Questa tendenza non è priva di controindicazioni per i clienti italiani: «Alcuni piccoli operatori – commenta Bazzani – offrono soglie di accesso minimali e hanno uno stile di comunicazione con il cliente che promuove l'idea di un guadagno facile per tutti. Ma questo è un nonsense pericoloso che fa leva sulla scarsa cultura finanziaria media del mercato italiano». Proprio per questa ragione è tanto più importante curare l'istruzione degli investitori retail del trading online.
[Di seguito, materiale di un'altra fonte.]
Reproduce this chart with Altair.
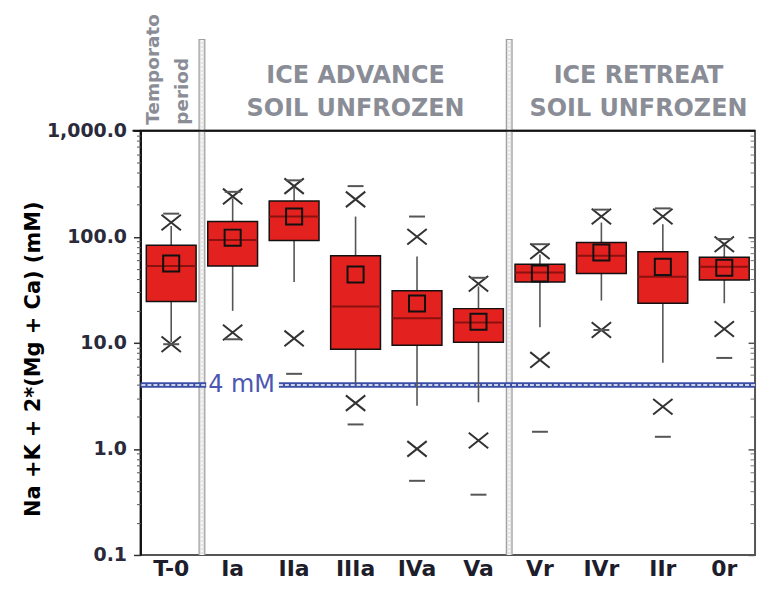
import altair as alt
import pandas as pd

cats = ["T-0", "Ia", "IIa", "IIIa", "IVa", "Va", "Vr", "IVr", "IIr", "0r"]
q1 = [24.5, 53, 92, 8.7, 9.5, 10.1, 37.5, 45, 23.6, 39]
q3 = [83, 139, 217, 66, 31, 21, 55, 88, 72, 64]
median = [53, 93, 155, 22, 17, 15.5, 46, 66, 42, 52]
mean = [56, 98, 155, 44, 23.5, 15.8, 45, 71, 52, 51]
whisk_lo = [10.2, 20, 37.5, 4.1, 2.55, 2.75, 14, 25, 6.5, 23.6]
whisk_hi = [126, 230, 290, 155, 65, 34, 68, 136, 131, 88]
x_lo = [9.7, 12.5, 11, 2.7, 1.0, 1.2, 6.9, 13.2, 2.5, 13.5]
x_hi = [136, 240, 300, 225, 100, 36, 73, 155, 155, 85]
d_min = [9.7, 10.8, 5.1, 1.7, 0.5, 0.37, 1.45, 13.2, 1.3, 7.2]
d_max = [165, 265, 340, 300, 155, 41, 85, 180, 185, 95]

major_ticks = [0.1, 1, 10, 100, 1000]
minor_ticks = [k * 10.0 ** e for e in range(-1, 3) for k in range(2, 10)]
boundaries = ["Ia", "Vr"]
threshold = [4]
threshold_label = "4 mM"
y_title = "Na +K + 2*(Mg + Ca) (mM)"
hdr_adv = "ICE ADVANCE\nSOIL UNFROZEN"
hdr_ret = "ICE RETREAT\nSOIL UNFROZEN"
hdr_t1 = "Temporato"
hdr_t2 = "period"

df = pd.DataFrame({"cat": cats, "q1": q1, "q3": q3, "med": median, "mean": mean,
                   "wlo": whisk_lo, "whi": whisk_hi, "xlo": x_lo, "xhi": x_hi,
                   "dmin": d_min, "dmax": d_max})
sep = pd.DataFrame({"cat": boundaries})
thr = pd.DataFrame({"v": threshold})
one = pd.DataFrame({"a": [0]})

W, H = 617, 426
FONT = "DejaVu Sans"
HDR = "#8a8d96"

xs = alt.Scale(domain=cats, paddingInner=0, paddingOuter=0)
ys = alt.Scale(type="log", domain=[0.1, 1000], nice=False)

x_axis = alt.Axis(orient="bottom", title=None, labelAngle=0, labelFont=FONT, labelFontSize=22,
                  labelFontWeight="bold", labelColor="#1d1d2b", ticks=False, domain=False,
                  labelPadding=4, labelOverlap=False, grid=False)

def X(**kw):
    return alt.X("cat:N", scale=xs, axis=x_axis, **kw)

major_left = alt.Axis(values=major_ticks, format=",.1f", orient="left", title=y_title,
                      titleFont=FONT, titleFontSize=21, titleFontWeight="bold", titleColor="#000",
                      titlePadding=3, titleY=229, labelFont=FONT, labelFontSize=19,
                      labelFontWeight="bold", labelColor="#2a2a3a", labelPadding=7, tickSize=7,
                      tickColor="#333", tickWidth=1.5, domainColor="#111", domainWidth=2,
                      grid=False, labelOverlap=False)
minor_left = alt.Axis(values=minor_ticks, orient="left", labels=False, title=None, domain=False,
                      tickSize=4, tickColor="#555", grid=False)
major_right = alt.Axis(values=major_ticks, orient="right", labels=False, title=None, domain=False,
                       tickSize=6, offset=-7, tickColor="#555", tickWidth=1.5, grid=False)
minor_right = alt.Axis(values=minor_ticks, orient="right", labels=False, title=None, domain=False,
                       tickSize=4, offset=-5, tickColor="#777", grid=False)

base = alt.Chart(df)

sep1 = alt.Chart(sep).mark_rule(color="#a0a0a0", strokeWidth=7).encode(
    x=X(bandPosition=0), y=alt.value(-92), y2=alt.value(H))
sep2 = alt.Chart(sep).mark_rule(color="#e4e4e4", strokeWidth=4.5).encode(
    x=X(bandPosition=0), y=alt.value(-91), y2=alt.value(H))
sep3 = alt.Chart(sep).mark_rule(color="#ffffff", strokeWidth=1.5, strokeDash=[2, 2]).encode(
    x=X(bandPosition=0), y=alt.value(-91), y2=alt.value(H))

thr1 = alt.Chart(thr).mark_rule(color="#3a4ea5", strokeWidth=5.5).encode(
    y=alt.Y("v:Q", scale=ys, axis=None))
thr2 = alt.Chart(thr).mark_rule(color="#ffffff", strokeWidth=1.5, strokeDash=[4, 2]).encode(
    y=alt.Y("v:Q", scale=ys, axis=None))
thr_gap = alt.Chart(thr).mark_rule(color="#ffffff", strokeWidth=10).encode(
    y=alt.Y("v:Q", scale=ys, axis=None), x=alt.value(66), x2=alt.value(139))
thr_txt = alt.Chart(thr).mark_text(align="left", baseline="middle", font=FONT, fontSize=24,
                                   color="#4c56b3", text=threshold_label).encode(
    y=alt.Y("v:Q", scale=ys, axis=None), x=alt.value(68))

whisk = base.mark_rule(color="#555", strokeWidth=1.6).encode(
    x=X(), y=alt.Y("wlo:Q", scale=ys, axis=major_left), y2="whi:Q")
box = base.mark_bar(width=50, color="#e3221f", stroke="#111", strokeWidth=1.5).encode(
    x=X(), y=alt.Y("q1:Q", scale=ys, axis=minor_left), y2="q3:Q")
med = base.mark_tick(size=50, thickness=2, color="#8b1010", opacity=1).encode(
    x=X(), y=alt.Y("med:Q", scale=ys, axis=major_right))
mn = base.mark_point(shape="square", filled=False, color="#111", strokeWidth=2, size=260,
                     opacity=1).encode(
    x=X(), y=alt.Y("mean:Q", scale=ys, axis=minor_right))
xs_mark = base.transform_fold(["xlo", "xhi"], as_=["k", "v"]).mark_point(
    shape="M-1,-0.8L1,0.8M-1,0.8L1,-0.8", filled=False, color="#333", strokeWidth=2,
    size=380, opacity=1).encode(x=X(), y=alt.Y("v:Q", scale=ys, axis=None))
dash_mark = base.transform_fold(["dmin", "dmax"], as_=["k", "v"]).mark_point(
    shape="M-1,0L1,0", filled=False, color="#555", strokeWidth=2, size=256,
    opacity=1).encode(x=X(), y=alt.Y("v:Q", scale=ys, axis=None))

top = alt.Chart(one).mark_rule(color="#111", strokeWidth=2).encode(
    x=alt.value(-8), x2=alt.value(W), y=alt.value(0))

h_adv = alt.Chart(one).mark_text(align="center", baseline="top", font=FONT, fontSize=24,
                                 fontWeight="bold", color=HDR, lineBreak="\n", lineHeight=33,
                                 text=hdr_adv).encode(x=alt.value(216), y=alt.value(-67))
h_ret = alt.Chart(one).mark_text(align="center", baseline="top", font=FONT, fontSize=24,
                                 fontWeight="bold", color=HDR, lineBreak="\n", lineHeight=33,
                                 text=hdr_ret).encode(x=alt.value(500), y=alt.value(-67))
h_t1 = alt.Chart(one).mark_text(align="left", baseline="middle", angle=270, font=FONT,
                                fontSize=18.5, fontWeight="bold", color=HDR,
                                text=hdr_t1).encode(x=alt.value(13), y=alt.value(-6))
h_t2 = alt.Chart(one).mark_text(align="left", baseline="middle", angle=270, font=FONT,
                                fontSize=18.5, fontWeight="bold", color=HDR,
                                text=hdr_t2).encode(x=alt.value(42), y=alt.value(-6))

chart = alt.layer(
    sep1, sep2, sep3, thr1, thr2, thr_gap, thr_txt, whisk, box, med, mn,
    xs_mark, dash_mark, top, h_adv, h_ret, h_t1, h_t2
).resolve_axis(y="independent").properties(
    width=W, height=H,
    autosize=alt.AutoSizeParams(type="none"),
    padding={"left": 133, "top": 122, "right": 6, "bottom": 24},
    background="white",
).configure_view(stroke="#555", strokeWidth=2)

chart.save("out.html", embed_options={"renderer": "svg", "actions": False})
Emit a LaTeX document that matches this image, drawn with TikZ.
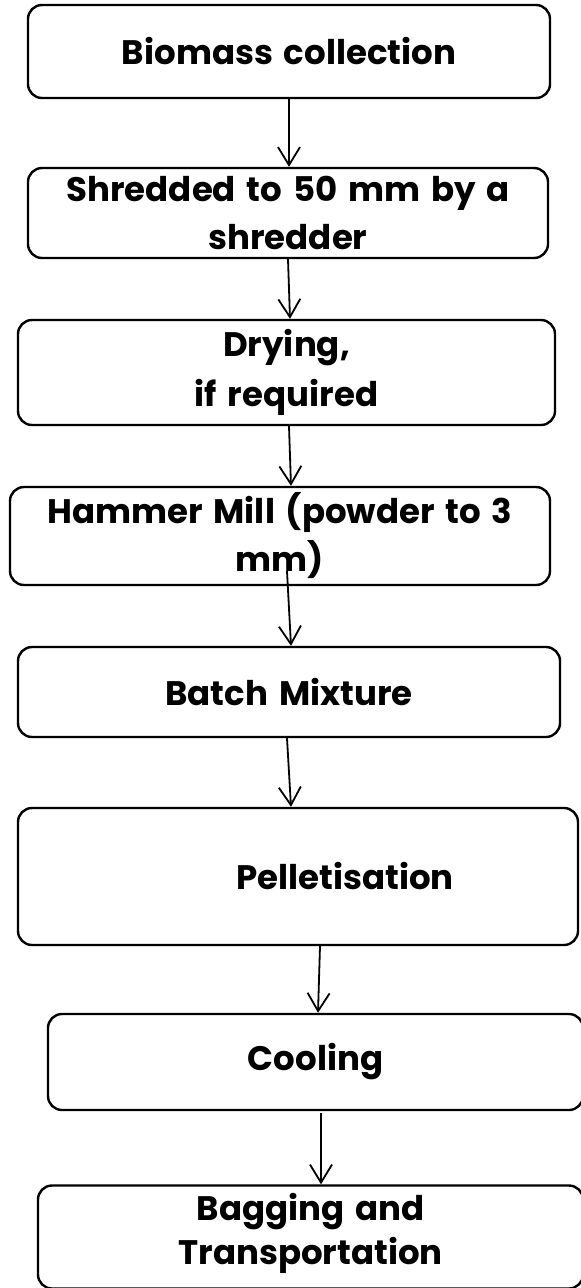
\documentclass[tikz,border=0pt]{standalone}
\usepackage{fontspec}
\setmainfont{Poppins}[WordSpace=1.5]
\usetikzlibrary{arrows.meta}
\tikzset{box/.style={draw,line width=2.4pt,rounded corners=14pt,align=center,inner sep=0pt,
  font=\bfseries\fontsize{34}{48}\selectfont},
  arr/.style={line width=1.8pt,-{Straight Barb[length=18pt,width=22pt]}}}
\begin{document}
\begin{tikzpicture}[x=1pt,y=-1pt]
\useasboundingbox (0,0) rectangle (581,1288);
\node[box,minimum width=522pt,minimum height=93pt](b1) at (289,51.5){Biomass collection};
\node[box,minimum width=520pt,minimum height=90pt](b2) at (288,213){Shredded to 50 mm by a\\shredder};
\node[box,minimum width=537pt,minimum height=105pt](b3) at (286.5,372.5){Drying,\\[2pt]if required};
\node[box,minimum width=540pt,minimum height=98pt](b4) at (280,536){Hammer Mill (powder to 3\\mm)};
\node[box,minimum width=542pt,minimum height=90pt](b5) at (289,692){Batch Mixture};
\node[box,minimum width=560pt,minimum height=137pt](b6) at (298,876.5){\hspace*{94pt}Pelletisation};
\node[box,minimum width=535pt,minimum height=96pt](b7) at (315.5,1062){Cooling};
\node[box,minimum width=545pt,minimum height=103pt](b8) at (310.5,1237){Bagging and\\[-4pt]Transportation\\[-31pt]\mbox{}};
\draw[arr](b1.south)--([xshift=1pt]b2.north);
\draw[arr](b2.south)--([xshift=3.5pt]b3.north);
\draw[arr]([xshift=2.5pt]b3.south)--([xshift=11pt]b4.north);
\draw[arr]([xshift=7pt,yshift=15pt]b4.south)--([xshift=2pt]b5.north);
\draw[arr]([xshift=-2pt]b5.south)--([xshift=-7pt]b6.north);
\draw[arr]([xshift=22pt]b6.south)--([xshift=2.5pt]b7.north);
\draw[arr]([xshift=5.5pt,yshift=-2pt]b7.south)--([xshift=10.5pt]b8.north);
\end{tikzpicture}
\end{document}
Per quanto riguarda invece le macrotendenze di investimento, Bazzani afferma: «La crescita costante dei volumi del trading online, che per Saxo Bank sono aumentati del 37% nel corso del 2010, mostra come i clienti siano probabilmente sempre più delusi dagli approcci delle banche tradizionali che sono spesso monoprodotto e promuovono quasi esclusivamente le proprie soluzioni. Il cliente quindi decide di cercare una vera consulenza o piuttosto punta a fare da solo. In tal caso si avvicina dapprima agli asset class che conosce, come l'azionario Italia, per poi passare ai mercati meno noti partendo però da quelli percepiti come meno rischiosi». Tutti questi fattori spiegano ad esempio il successo degli Etf: «Prodotti semplici, trasparenti, il cui valore aggiunto sta proprio nella possibilità per l'investitore di scegliere i singoli "mattoni" con cui costruire la propria asset allocation», conclude Bazzani.